Seharusnya Pemerintah dan DPR bersikap realistis terhadap ke-bhineka-an bangsa dan mampu merespons kebutuhan masyarakat yang plural ini. Bila DPR dan Pemerintah tidak merespons realitas ini maka pola lama akan terus berulang.
Pola lama itu adalah banyak warga negara Indonesia terpaksa ‘memohon’ negara lain untuk mencatatkan KBA yang mereka lakukan.
Respons Gereja Paska Keputusan MK
Saya berbicara dalam konteks ini gereja yang bisa menerima KBA. Bila sebelumnya gereja-gereja ini mengharuskan mereka yang melakukan KBA untuk langsung melakukan catatan sipil setelah ibadah pemberkatan nikah (kawin).
Kini, situasinya sulit untuk dilaksanakan. Pihak catatan sipil akan menolak atau tidak berani lagi melakukan pencatatan sipil tanpa adanya perintah dan penetapan pengadilan negeri.

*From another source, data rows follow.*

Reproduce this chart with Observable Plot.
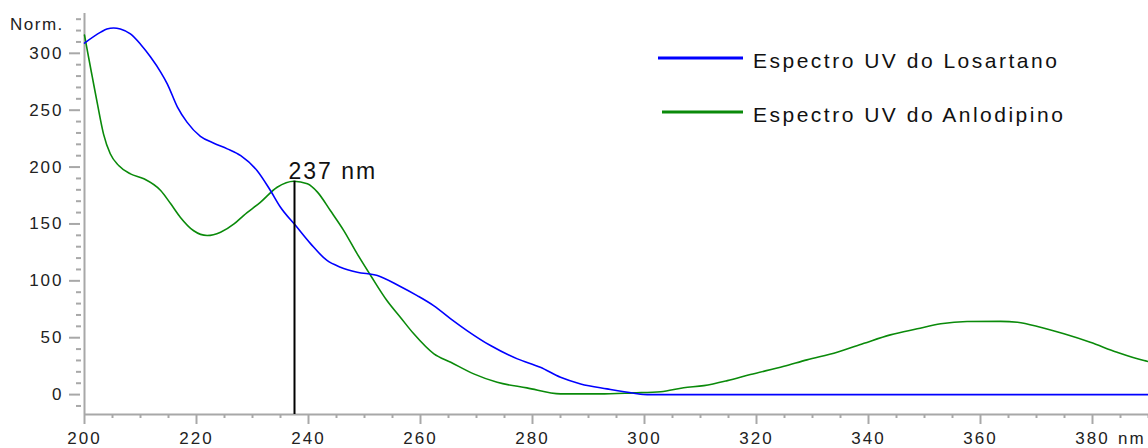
<!DOCTYPE html>
<html><head><meta charset="utf-8">
<script src="https://cdn.jsdelivr.net/npm/d3@7"></script>
<script src="https://cdn.jsdelivr.net/npm/@observablehq/plot@0.6"></script>
<style>
html,body{margin:0;padding:0;background:#fff;}
#chart svg{display:block;}
</style></head><body><div id="chart"></div>
<script>
// ---- data ----
const losartanNm  = [200, 202.9, 204, 205.2, 206.4, 208.2, 210, 211.8, 213.6, 214.8, 216.6, 218.3, 220.7, 223.1, 225.5, 227.9, 230.8, 233.2, 235, 237.7, 240.4, 243.3, 245.7, 248.7, 252.3, 256.4, 259.4, 262.4, 265.4, 268.3, 272.5, 277.3, 281.4, 285, 288.6, 293.3, 298.1, 300.5, 390];
const losartanAbs = [309, 318.6, 321.4, 322.2, 321.3, 317, 308, 296.7, 283.5, 273, 252.7, 239.5, 227, 221, 216, 210, 197, 179.4, 164.7, 148.6, 132.5, 117.9, 112, 107.6, 104.7, 95, 87, 78, 66.6, 56.3, 43.1, 31.4, 24, 15.2, 9.4, 5, 1.2, 0, 0];
const anlodipinoNm  = [200, 200.5, 201.4, 202.3, 203.4, 204.6, 206.1, 208.2, 210.6, 213.6, 215.4, 217.1, 219.5, 221.9, 224.3, 226.7, 228.4, 231.4, 234.4, 237.4, 239.8, 241.6, 243.9, 246.3, 248.7, 251.1, 254, 256.4, 258.8, 262.4, 265.4, 269.5, 273.7, 279, 285, 292, 298, 302.9, 307, 310.6, 314.8, 318.9, 324.9, 329, 334.4, 339.2, 343.9, 348.7, 352.9, 357.6, 363.6, 366.6, 370.7, 374.9, 379.6, 384.4, 389.2, 390];
const anlodipinoAbs = [316, 302.5, 279, 255.7, 229, 211.7, 201.4, 194, 189.7, 179.4, 167.7, 156, 144, 139.8, 142.7, 150, 157.4, 169, 182.3, 187.6, 185.3, 178, 161.8, 144.2, 123.7, 104.7, 82.7, 68, 53.4, 35.8, 28.4, 18.2, 10.8, 5.9, 0.6, 0.6, 1.5, 2.5, 6, 7.9, 12.3, 17.6, 24.9, 30.5, 37.2, 45.1, 52.5, 57.8, 62.2, 64.2, 64.4, 63.6, 59.2, 53.4, 46, 37.2, 29.9, 29];
const seriesNames  = ["Espectro UV do Losartano", "Espectro UV do Anlodipino"];
const seriesColors = ["#0000ff", "#0a8a0a"];
const xMajorTicks = [200, 220, 240, 260, 280, 300, 320, 340, 360, 380];
const yMajorTicks = [0, 50, 100, 150, 200, 250, 300];
const peakNm = [237.5];
const peakAbs = [187.6];
const peakLabels = ["237 nm"];
const yAxisTitle = "Norm.";
const xUnit = "nm";

// ---- derived tables ----
const losartan = losartanNm.map((nm, i) => ({nm, v: losartanAbs[i]}));
const anlodipino = anlodipinoNm.map((nm, i) => ({nm, v: anlodipinoAbs[i]}));
const peaks = peakNm.map((nm, i) => ({nm, v: peakAbs[i], label: peakLabels[i]}));
const xDomain = [200, 390];
const yDomain = [-17.5, 335];
const xMinorTicks = d3.range(205, 391, 5).filter(t => t % 20 !== 0);
const yMinorTicks = d3.range(-10, 331, 10).filter(t => t % 50 !== 0);

const gray = "#a8a8a8";
const font = "'Liberation Sans', Arial, sans-serif";

const chart = Plot.plot({
  width: 1148, height: 448,
  marginLeft: 84, marginRight: 0, marginTop: 13, marginBottom: 34,
  x: {domain: xDomain},
  y: {domain: yDomain},
  style: {fontFamily: font, fontSize: "17px", color: "#222", background: "#fff", overflow: "visible"},
  marks: [
    Plot.axisY(yMinorTicks, {tickSize: 5, dx: -3, tickFormat: () => "", stroke: gray, strokeWidth: 2, label: null}),
    Plot.axisY(yMajorTicks, {tickSize: 11, dx: -4, tickPadding: 6, stroke: gray, strokeWidth: 2, label: null, fill: "#222", fontSize: 17}),
    Plot.axisX(xMinorTicks, {tickSize: 4, tickFormat: () => "", stroke: gray, strokeWidth: 2, label: null}),
    Plot.axisX(xMajorTicks, {tickSize: 10, tickPadding: 7, stroke: gray, strokeWidth: 2, label: null, fill: "#222", fontSize: 17}),
    Plot.ruleX([xDomain[0]], {stroke: gray, strokeWidth: 2}),
    Plot.ruleY([yDomain[0]], {stroke: gray, strokeWidth: 2}),
    Plot.line(anlodipino, {x: "nm", y: "v", stroke: seriesColors[1], strokeWidth: 1.6, curve: "monotone-x"}),
    Plot.line(losartan, {x: "nm", y: "v", stroke: seriesColors[0], strokeWidth: 1.6, curve: "monotone-x"}),
    Plot.ruleX(peaks, {x: "nm", y1: () => yDomain[0], y2: "v", stroke: "#000", strokeWidth: 2}),
    Plot.text(peaks, {x: "nm", y: "v", text: "label", textAnchor: "start", lineAnchor: "bottom", dx: -6, dy: -2, fontSize: 23, fill: "#111"})
  ]
});

const svg = d3.select(chart);
svg.selectAll("g[aria-label='y-axis tick label'] text, g[aria-label='x-axis tick label'] text").style("letter-spacing", "2px");
svg.selectAll("g[aria-label='text'] text").style("letter-spacing", "2px");

// legend, axis title and unit
const over = svg.append("g").attr("font-family", font).attr("text-anchor", "start");
const legendRows = [{y: 58, x1: 658, name: seriesNames[0], color: seriesColors[0], base: 68},
                    {y: 112, x1: 662, name: seriesNames[1], color: seriesColors[1], base: 122}];
legendRows.forEach(r => {
  over.append("line").attr("x1", r.x1).attr("x2", 743).attr("y1", r.y).attr("y2", r.y)
    .attr("stroke", r.color).attr("stroke-width", 3);
  over.append("text").attr("x", 753).attr("y", r.base).attr("font-size", 21)
    .attr("text-anchor", "start")
    .style("letter-spacing", "2.5px").attr("fill", "#111").text(r.name);
});
over.append("text").attr("x", 10).attr("y", 30).attr("font-size", 17).attr("text-anchor", "start")
  .style("letter-spacing", "1.5px").attr("fill", "#222").text(yAxisTitle);
over.append("text").attr("x", 1118).attr("y", 444).attr("font-size", 17).attr("text-anchor", "start")
  .style("letter-spacing", "2px").attr("fill", "#222").text(xUnit);

document.getElementById("chart").append(chart);
</script></body></html>
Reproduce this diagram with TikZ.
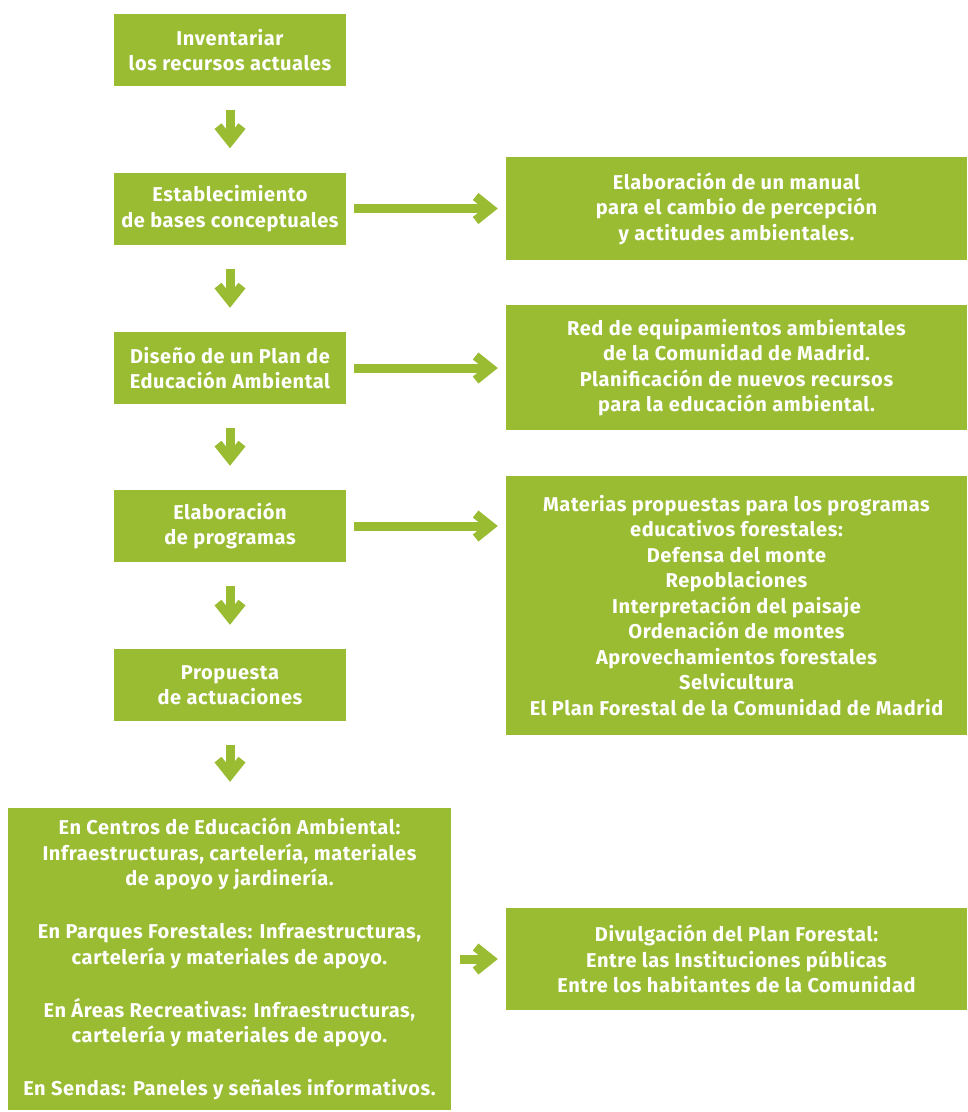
\documentclass[tikz,border=0pt]{standalone}
\usepackage{fontspec}
\setmainfont{Fira Sans}[LetterSpace=3]
\usetikzlibrary{arrows.meta}
\definecolor{verde}{RGB}{153,188,51}
\tikzset{
  caja/.style={fill=verde, text=white, inner sep=0pt, align=center,
    font=\bfseries\fontsize{20}{25.5}\selectfont},
  flecha/.style={draw=verde, line width=9pt,
    -{Straight Barb[sharp, length=15pt, width=24pt]}},
}
\begin{document}
\begin{tikzpicture}[x=1pt, y=-1pt]
    \useasboundingbox (0,0) rectangle (968,1112);

    % Columna izquierda
    \node[caja, minimum width=232pt, minimum height=72pt] (inv) at (230,50) {Inventariar\\los recursos actuales};
    \node[caja, minimum width=232pt, minimum height=72pt] (bases) at (230,208.5) {Establecimiento\\de bases conceptuales};
    \node[caja, minimum width=232pt, minimum height=72pt] (plan) at (230,368) {Diseño de un Plan de\\Educación Ambiental};
    \node[caja, minimum width=232pt, minimum height=72pt] (prog) at (230,526) {Elaboración\\de programas};
    \node[caja, minimum width=232pt, minimum height=72pt] (prop) at (230,685) {Propuesta\\de actuaciones};
    \node[caja, minimum width=443pt, minimum height=302pt] (act) at (229.5,959) {En Centros de Educación Ambiental:\\Infraestructuras, cartelería, materiales\\de apoyo y jardinería.\\[27.5pt]En Parques Forestales: Infraestructuras,\\cartelería y materiales de apoyo.\\[27.5pt]En Áreas Recreativas: Infraestructuras,\\cartelería y materiales de apoyo.\\[27.5pt]En Sendas: Paneles y señales informativos.};

    % Columna derecha
    \node[caja, minimum width=461pt, minimum height=103pt] (manual) at (736.5,208.5) {Elaboración de un manual\\para el cambio de percepción\\y actitudes ambientales.};
    \node[caja, minimum width=461pt, minimum height=125pt] (red) at (736.5,367.5) {Red de equipamientos ambientales\\de la Comunidad de Madrid.\\Planificación de nuevos recursos\\para la educación ambiental.};
    \node[caja, minimum width=461pt, minimum height=259pt] (mat) at (736.5,605.5) {Materias propuestas para los programas\\educativos forestales:\\Defensa del monte\\Repoblaciones\\Interpretación del paisaje\\Ordenación de montes\\Aprovechamientos forestales\\Selvicultura\\El Plan Forestal de la Comunidad de Madrid};
    \node[caja, minimum width=461pt, minimum height=102pt] (div) at (736.5,959) {Divulgación del Plan Forestal:\\Entre las Instituciones públicas\\Entre los habitantes de la Comunidad};

    % Flechas hacia abajo
    \draw[flecha, shorten <=24pt, shorten >=24pt] (inv) -- (bases);
    \draw[flecha, shorten <=24pt, shorten >=24pt] (bases) -- (plan);
    \draw[flecha, shorten <=24pt, shorten >=24pt] (plan) -- (prog);
    \draw[flecha, shorten <=24pt, shorten >=24pt] (prog) -- (prop);
    \draw[flecha, shorten <=24pt, shorten >=26pt] (prop) -- (prop |- act.north);

    % Flechas hacia la derecha
    \draw[flecha, shorten <=8pt, shorten >=8pt] (bases.east) -- (bases.east -| manual.west);
    \draw[flecha, shorten <=8pt, shorten >=8pt] (plan.east) -- (plan.east -| red.west);
    \draw[flecha, shorten <=8pt, shorten >=8pt] (prog.east) -- (prog.east -| mat.west);
    \draw[flecha, shorten <=9pt, shorten >=8pt] (act.east) -- (act.east -| div.west);
\end{tikzpicture}
\end{document}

Lalu apa yang harus dilakukan? Bila gereja-gereja berkomitmen menolong mereka yang KBA maka keharusan untuk langsung melakukan pencatatan sipil setelah ibadah pemberkatan harusnya ditiadakan.
Sebagai pengganti, gereja harus meminta komitmen dan bahkan membantu mereka yang melakukan KBA untuk mendapatkan penetapan pengadilan (negeri). Bantuan total seperti ini akan menolong pasangan KBA untuk menuntut hak azasi mereka sebagai warga negara, sekaligus meraih kebahagiaan mereka lahir dan batin.
Bila gereja menolak membantu, banyak yang akan terjebak dalam praktik ‘kumpul kebo’. Banyak juga yang terpaksa ‘berpura-pura’ pindah agama hanya untuk bisa menikah. Setelah menikah mereka balik lagi ke agama sebelumnya. Kita pasti tidak ingin mereka ‘terpaksa’ melakukan hal buruk dan tidak bermoral ini.